American and Chinese firms have launched a blistering attack on a US spending bill which aims to snuff out government purchases of Chinese-made IT hardware.
In a recent letter to Congress, the US-China Business Council slammed the recent bill which requires law enforcement approval for any governmental purchase of foreign made technology. Council president John Frisbie called the legislation protectionist.
"The national security of the United States is critical, but it must not be used as a means of protectionism," wrote president of the US-China Business Council John Frisbie in a letter to Congress.
"As colleagues at other associations have recently noted to you, product security is a function of how a product is made, used, and maintained, rather than by whom or where it is made.
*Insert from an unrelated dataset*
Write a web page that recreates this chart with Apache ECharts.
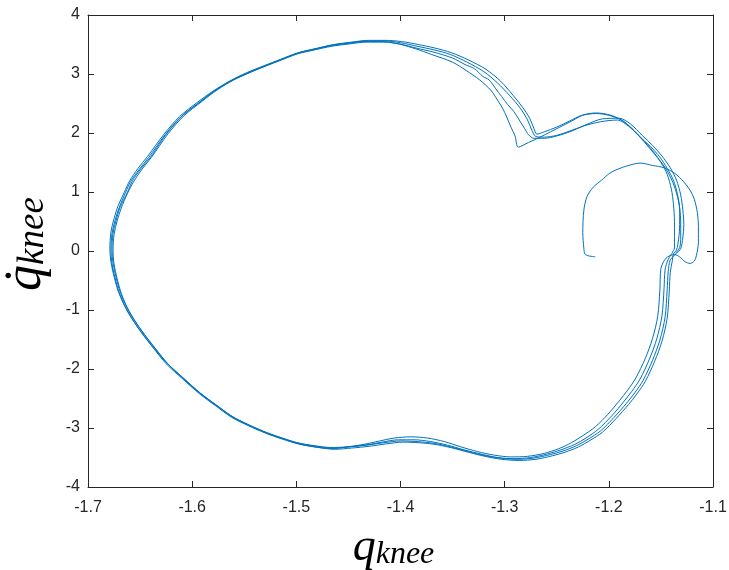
<!DOCTYPE html>
<html>
<head>
<meta charset="utf-8">
<script src="https://cdn.jsdelivr.net/npm/echarts@6/dist/echarts.min.js"></script>
<style>html,body{margin:0;padding:0;background:#fff;}#c{width:729px;height:570px;}</style>
</head>
<body>
<div id="c"></div>
<script>
// x: q_knee, y: qdot_knee  (pairs [x, y])
const xTicks = [-1.7, -1.6, -1.5, -1.4, -1.3, -1.2, -1.1];
const yTicks = [-4, -3, -2, -1, 0, 1, 2, 3, 4];

const transient = [[-1.213,-0.10],[-1.217,-0.09],[-1.220,-0.08],[-1.223,-0.05],[-1.224,0.05],[-1.225,0.31],[-1.224,0.69],[-1.221,0.92],[-1.215,1.08],[-1.207,1.20],[-1.199,1.32],[-1.191,1.39],[-1.183,1.44],[-1.170,1.49],[-1.158,1.45],[-1.147,1.41],[-1.137,1.32],[-1.128,1.17],[-1.122,1.03],[-1.118,0.88],[-1.115,0.65],[-1.114,0.42],[-1.114,0.15],[-1.116,-0.08],[-1.118,-0.17],[-1.122,-0.21],[-1.127,-0.18],[-1.132,-0.10],[-1.137,-0.06]];

const loopB = [[-1.137,-0.06],[-1.145,-0.12],[-1.150,-0.30],[-1.151,-0.66],[-1.153,-1.10],[-1.158,-1.48],[-1.165,-1.82],[-1.174,-2.15],[-1.182,-2.36],[-1.190,-2.54],[-1.201,-2.77],[-1.213,-2.98],[-1.225,-3.13],[-1.236,-3.25],[-1.248,-3.35],[-1.262,-3.43],[-1.278,-3.48],[-1.294,-3.49],[-1.310,-3.46],[-1.326,-3.40],[-1.342,-3.32],[-1.358,-3.23],[-1.374,-3.17],[-1.390,-3.15],[-1.406,-3.17],[-1.420,-3.22],[-1.436,-3.28],[-1.452,-3.32],[-1.467,-3.33],[-1.483,-3.30],[-1.499,-3.25],[-1.514,-3.17],[-1.530,-3.07],[-1.547,-2.94],[-1.563,-2.79],[-1.578,-2.60],[-1.594,-2.39],[-1.610,-2.14],[-1.626,-1.87],[-1.638,-1.62],[-1.649,-1.37],[-1.658,-1.14],[-1.665,-0.92],[-1.671,-0.68],[-1.675,-0.43],[-1.678,-0.18],[-1.679,0.04],[-1.678,0.32],[-1.675,0.55],[-1.671,0.77],[-1.665,1.00],[-1.660,1.19],[-1.652,1.40],[-1.643,1.60],[-1.627,1.98],[-1.612,2.28],[-1.595,2.52],[-1.580,2.71],[-1.564,2.88],[-1.548,3.02],[-1.531,3.14],[-1.515,3.25],[-1.500,3.35],[-1.483,3.42],[-1.468,3.48],[-1.450,3.52],[-1.434,3.55],[-1.417,3.55],[-1.402,3.51],[-1.386,3.43],[-1.370,3.33],[-1.350,3.20],[-1.337,3.06],[-1.324,2.90],[-1.313,2.72],[-1.307,2.56],[-1.302,2.42],[-1.298,2.27],[-1.294,2.10],[-1.290,1.95],[-1.287,1.76],[-1.277,1.84],[-1.266,1.93],[-1.256,2.02],[-1.247,2.10],[-1.236,2.20],[-1.225,2.30],[-1.212,2.33],[-1.200,2.30],[-1.188,2.22],[-1.178,2.08],[-1.168,1.90],[-1.158,1.70],[-1.150,1.50],[-1.144,1.30],[-1.140,1.05],[-1.138,0.80],[-1.137,0.50],[-1.137,0.25],[-1.137,0.05],[-1.139,-0.03]];

const loopC = [[-1.139,-0.04],[-1.143,-0.14],[-1.146,-0.32],[-1.147,-0.64],[-1.149,-1.10],[-1.154,-1.49],[-1.161,-1.83],[-1.170,-2.17],[-1.178,-2.38],[-1.186,-2.56],[-1.197,-2.79],[-1.210,-3.02],[-1.222,-3.17],[-1.233,-3.28],[-1.246,-3.37],[-1.259,-3.44],[-1.275,-3.50],[-1.291,-3.52],[-1.307,-3.50],[-1.323,-3.44],[-1.339,-3.37],[-1.355,-3.29],[-1.371,-3.23],[-1.387,-3.20],[-1.402,-3.20],[-1.418,-3.24],[-1.434,-3.29],[-1.450,-3.32],[-1.466,-3.35],[-1.482,-3.32],[-1.498,-3.27],[-1.513,-3.19],[-1.529,-3.09],[-1.546,-2.96],[-1.562,-2.82],[-1.577,-2.63],[-1.593,-2.42],[-1.609,-2.17],[-1.625,-1.91],[-1.637,-1.65],[-1.648,-1.40],[-1.657,-1.17],[-1.664,-0.96],[-1.670,-0.71],[-1.674,-0.46],[-1.677,-0.21],[-1.678,0.01],[-1.677,0.29],[-1.674,0.52],[-1.670,0.74],[-1.664,0.99],[-1.659,1.18],[-1.651,1.38],[-1.642,1.58],[-1.626,1.97],[-1.611,2.27],[-1.594,2.51],[-1.579,2.71],[-1.563,2.88],[-1.547,3.01],[-1.530,3.13],[-1.514,3.24],[-1.499,3.34],[-1.482,3.41],[-1.466,3.47],[-1.449,3.51],[-1.433,3.54],[-1.416,3.54],[-1.401,3.51],[-1.385,3.44],[-1.368,3.37],[-1.350,3.27],[-1.338,3.16],[-1.329,3.09],[-1.321,2.96],[-1.315,2.90],[-1.309,2.76],[-1.303,2.62],[-1.297,2.48],[-1.291,2.36],[-1.286,2.22],[-1.281,2.08],[-1.277,1.97],[-1.272,1.91],[-1.262,1.91],[-1.250,1.95],[-1.236,2.03],[-1.222,2.14],[-1.206,2.24],[-1.190,2.25],[-1.179,2.15],[-1.168,1.96],[-1.158,1.79],[-1.149,1.61],[-1.141,1.41],[-1.135,1.20],[-1.131,0.95],[-1.129,0.70],[-1.128,0.45],[-1.129,0.22],[-1.131,0.04],[-1.135,-0.04]];

const loopA = [[-1.135,-0.04],[-1.141,-0.15],[-1.143,-0.35],[-1.144,-0.66],[-1.146,-1.12],[-1.151,-1.51],[-1.158,-1.85],[-1.167,-2.19],[-1.175,-2.40],[-1.183,-2.58],[-1.195,-2.82],[-1.208,-3.05],[-1.220,-3.19],[-1.231,-3.30],[-1.244,-3.39],[-1.256,-3.45],[-1.272,-3.51],[-1.288,-3.53],[-1.305,-3.51],[-1.321,-3.46],[-1.337,-3.39],[-1.352,-3.32],[-1.368,-3.26],[-1.384,-3.23],[-1.400,-3.22],[-1.416,-3.25],[-1.432,-3.29],[-1.449,-3.32],[-1.465,-3.34],[-1.481,-3.31],[-1.497,-3.26],[-1.512,-3.18],[-1.528,-3.08],[-1.545,-2.95],[-1.561,-2.81],[-1.576,-2.62],[-1.592,-2.41],[-1.608,-2.16],[-1.624,-1.90],[-1.636,-1.64],[-1.647,-1.39],[-1.656,-1.16],[-1.663,-0.95],[-1.669,-0.70],[-1.673,-0.45],[-1.676,-0.20],[-1.677,0.02],[-1.676,0.30],[-1.673,0.52],[-1.669,0.75],[-1.662,1.00],[-1.657,1.20],[-1.649,1.40],[-1.640,1.59],[-1.632,1.80],[-1.624,2.00],[-1.609,2.30],[-1.592,2.53],[-1.577,2.73],[-1.561,2.90],[-1.545,3.03],[-1.528,3.15],[-1.512,3.26],[-1.497,3.36],[-1.480,3.43],[-1.465,3.49],[-1.448,3.53],[-1.432,3.56],[-1.415,3.56],[-1.400,3.53],[-1.384,3.47],[-1.368,3.41],[-1.352,3.33],[-1.336,3.20],[-1.320,3.04],[-1.307,2.85],[-1.295,2.63],[-1.285,2.42],[-1.278,2.22],[-1.274,2.05],[-1.270,1.94],[-1.262,1.93],[-1.250,1.96],[-1.238,2.03],[-1.224,2.12],[-1.208,2.19],[-1.192,2.22],[-1.180,2.10],[-1.170,1.93],[-1.160,1.77],[-1.151,1.59],[-1.144,1.40],[-1.138,1.20],[-1.134,0.95],[-1.132,0.70],[-1.132,0.45],[-1.133,0.20],[-1.135,0.02],[-1.138,-0.05]];

const loopD = [[-1.138,-0.05],[-1.139,-0.16],[-1.141,-0.36],[-1.142,-0.68],[-1.144,-1.14],[-1.149,-1.53],[-1.156,-1.87],[-1.165,-2.21],[-1.173,-2.42],[-1.181,-2.60],[-1.193,-2.84],[-1.206,-3.07],[-1.218,-3.21],[-1.229,-3.32],[-1.242,-3.41],[-1.254,-3.47],[-1.270,-3.53],[-1.286,-3.55],[-1.303,-3.53],[-1.319,-3.48],[-1.335,-3.41],[-1.350,-3.34],[-1.366,-3.28],[-1.382,-3.25],[-1.398,-3.24],[-1.414,-3.27],[-1.430,-3.31],[-1.447,-3.34],[-1.463,-3.36],[-1.479,-3.33],[-1.495,-3.28],[-1.510,-3.20],[-1.527,-3.10],[-1.544,-2.97],[-1.560,-2.83],[-1.575,-2.64],[-1.591,-2.43],[-1.607,-2.18],[-1.623,-1.92],[-1.635,-1.66],[-1.646,-1.41],[-1.655,-1.18],[-1.662,-0.97],[-1.668,-0.72],[-1.672,-0.47],[-1.675,-0.22],[-1.676,0.00],[-1.675,0.28],[-1.672,0.51],[-1.668,0.73],[-1.662,0.98],[-1.656,1.18],[-1.648,1.39],[-1.639,1.59],[-1.623,1.99],[-1.608,2.29],[-1.591,2.53],[-1.576,2.73],[-1.560,2.90],[-1.544,3.03],[-1.527,3.16],[-1.511,3.27],[-1.496,3.37],[-1.479,3.44],[-1.464,3.50],[-1.447,3.54],[-1.431,3.57],[-1.414,3.57],[-1.399,3.55],[-1.383,3.50],[-1.367,3.44],[-1.351,3.36],[-1.335,3.24],[-1.318,3.08],[-1.304,2.88],[-1.292,2.64],[-1.283,2.44],[-1.276,2.25],[-1.272,2.08],[-1.269,1.98],[-1.262,2.02],[-1.250,2.10],[-1.238,2.20],[-1.226,2.30],[-1.212,2.34],[-1.198,2.30],[-1.186,2.20],[-1.176,2.04],[-1.166,1.85],[-1.156,1.64],[-1.147,1.44],[-1.140,1.22],[-1.135,0.98],[-1.132,0.73],[-1.131,0.48],[-1.131,0.24],[-1.132,0.06],[-1.136,-0.04]];

const trajectory = transient.concat(loopB, loopC, loopA, loopD);

const axisColor = '#262626';
const tickFont = {fontFamily: 'Liberation Sans, Arial, sans-serif', fontSize: 16, color: axisColor};
const chart = echarts.init(document.getElementById('c'), null, {renderer: 'canvas'});
const baseX = {
  type: 'value', min: xTicks[0], max: xTicks[xTicks.length - 1], interval: 0.1,
  axisLine: {show: true, onZero: false, lineStyle: {color: axisColor, width: 1}},
  axisTick: {show: true, inside: true, length: 6, lineStyle: {color: axisColor}},
  splitLine: {show: false}
};
const baseY = {
  type: 'value', min: yTicks[0], max: yTicks[yTicks.length - 1], interval: 1,
  axisLine: {show: true, onZero: false, lineStyle: {color: axisColor, width: 1}},
  axisTick: {show: true, inside: true, length: 6, lineStyle: {color: axisColor}},
  splitLine: {show: false}
};
chart.setOption({
  animation: false,
  backgroundColor: '#ffffff',
  grid: {left: 88, right: 16, top: 15, bottom: 83, containLabel: false, outerBoundsMode: 'none'},
  xAxis: [
    Object.assign({}, baseX, {
      position: 'bottom',
      axisLabel: Object.assign({margin: 13, formatter: v => v.toFixed(1)}, tickFont),
      name: '{q|q}{s|knee}', nameLocation: 'middle', nameGap: 38,
      nameTextStyle: {
        padding: [0, 14, 0, 0],
        rich: {
          q: {fontFamily: 'Liberation Serif', fontStyle: 'italic', fontSize: 46, color: '#000', verticalAlign: 'bottom'},
          s: {fontFamily: 'Liberation Serif', fontStyle: 'italic', fontSize: 32, color: '#000', verticalAlign: 'bottom'}
        }
      }
    }),
    Object.assign({}, baseX, {position: 'top', axisLabel: {show: false}})
  ],
  yAxis: [
    Object.assign({}, baseY, {
      position: 'left',
      axisLabel: Object.assign({margin: 8, formatter: v => String(v)}, tickFont),
      name: '{q|q\u0307}{s|knee}', nameLocation: 'middle', nameGap: 36, nameRotate: 90,
      nameTextStyle: {
        padding: [0, 0, 0, 14],
        rich: {
          q: {fontFamily: 'Liberation Serif', fontStyle: 'italic', fontSize: 52, color: '#000', verticalAlign: 'bottom'},
          s: {fontFamily: 'Liberation Serif', fontStyle: 'italic', fontSize: 37, color: '#000', verticalAlign: 'bottom'}
        }
      }
    }),
    Object.assign({}, baseY, {position: 'right', axisLabel: {show: false}})
  ],
  series: [{
    type: 'line',
    xAxisIndex: 0, yAxisIndex: 0,
    data: trajectory,
    showSymbol: false,
    smooth: 0.3,
    lineStyle: {color: '#0072BD', width: 1},
    silent: true
  }]
});
</script>
</body>
</html>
Imposing a country-specific risk assessment creates a false sense of security if the goal is to improve our nation's cybersecurity."
Frisbie's comments come following the approval of US spending bill H.R. 933. Among the bill's provisions includes a ruling which requires government IT departments to get law enforcement approval before buying hardware from foreign companies.
Commentators have lambasted the bill for its potential ability to damage technology firm's governmental sales. Some have said the bill could hurt domestic firm's that buy components from businesses abroad.
The Council alleges that the recent spending bill is part of a continued assault on China's technology industry. In the letter, Frisbie points to the recent Huawei case as another attempt by US officials to disparage private Chinese businesses.
Late last year, Congress formed a committee to look into potential collusion between Huawei and the Chinese government. Congress alleged that the private company was assisting the Chinese government's attempts to hack into US systems.
US and China relations have continued to be strained following the release of a recent Mandiant report.
The report alleged that the Chinese government had performed cyber attacks on over 141 private companies. China has denied all allegations stemming from the report.